Monday, 4 February, 2019 - 18:27

Online portals have become quicker to respond to reports of hate speech, according to a report by the European Commission, released on Monday. Platforms such as Facebook, Twitter, YouTube, Instagram, are now evaluating almost 90 percent of complaints about content posted to their sites in less than a day. 

The same companies removed almost 72 percent of such content after being evaluated.

“Hate speech on the Internet is not only a crime, it also threatens freedom of speech and participation in democratic processes,” said Vera Jurova, European Commissioner for Justice. 

According to Jurova, the figures mean that after two and a half years of regulation in Europe, the right approach to the problem has been found and standardised measures have been developed to counter it.

In their assessments, the European Commission was guided by a code of conduct for countering hate speech on the Internet, which came into force in 2016. During the first year, companies managed to handle only 40 percent of cases in less than a day.

“No one should feel insecure due to threats and illegal content, inciting hatred and remaining on the Web,” said Andrus Ansip, vice-president of the European Commission for the Unified Digital Market. 

In its announcement, the Commission said that the removal of content by social media companies is carried out in compliance with the principle of freedom of speech. However, it was noted that the Internet platforms did not always explain their decisions to users sufficiently clearly. Therefore, the European Commission called on these companies to employ greater transparency when removing content.
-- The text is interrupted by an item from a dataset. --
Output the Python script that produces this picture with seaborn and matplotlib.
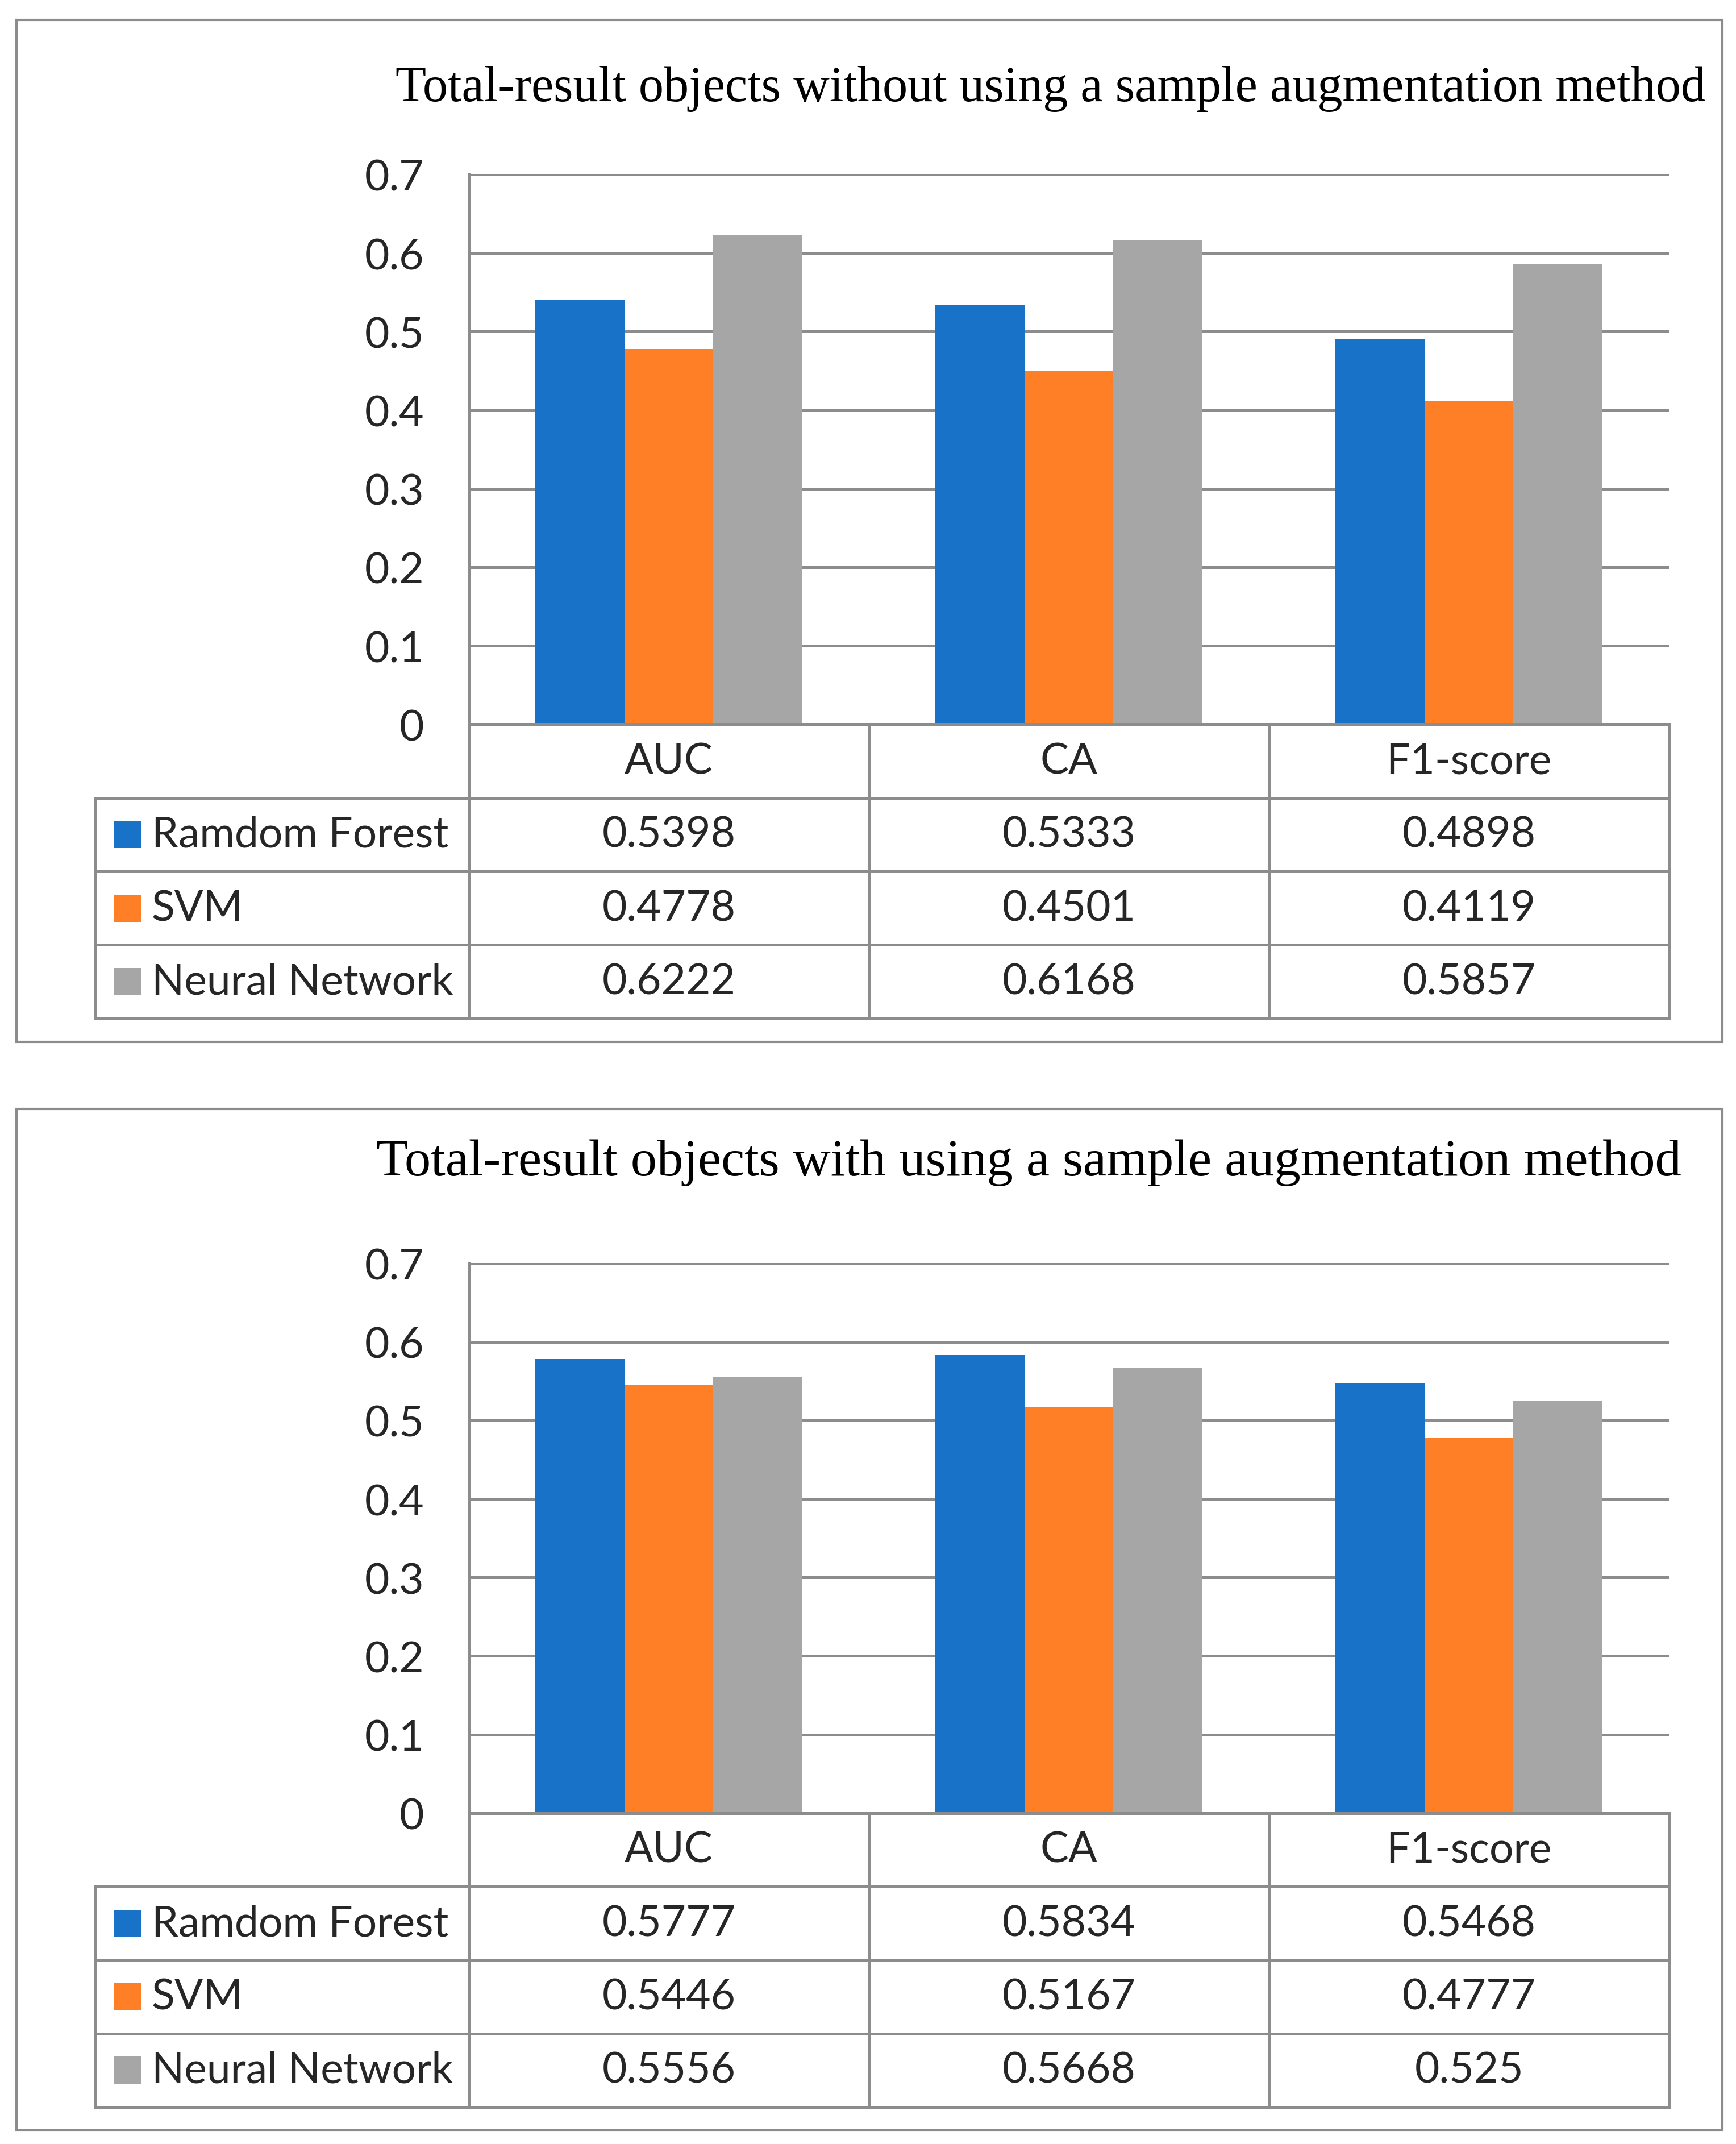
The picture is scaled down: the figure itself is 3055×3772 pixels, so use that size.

The content that drew the most complaints from users contained expressions of xenophobia (17 percent), hatred due to sexual orientation (15.6 percent), hatred towards Muslims (13 percent) and towards Sinti and Roma peoples (12.2 percent). The report was compiled by monitoring social media platforms for a period of six weeks in November-December 2018. During this time, almost 4,400 cases of hate speech online were reported.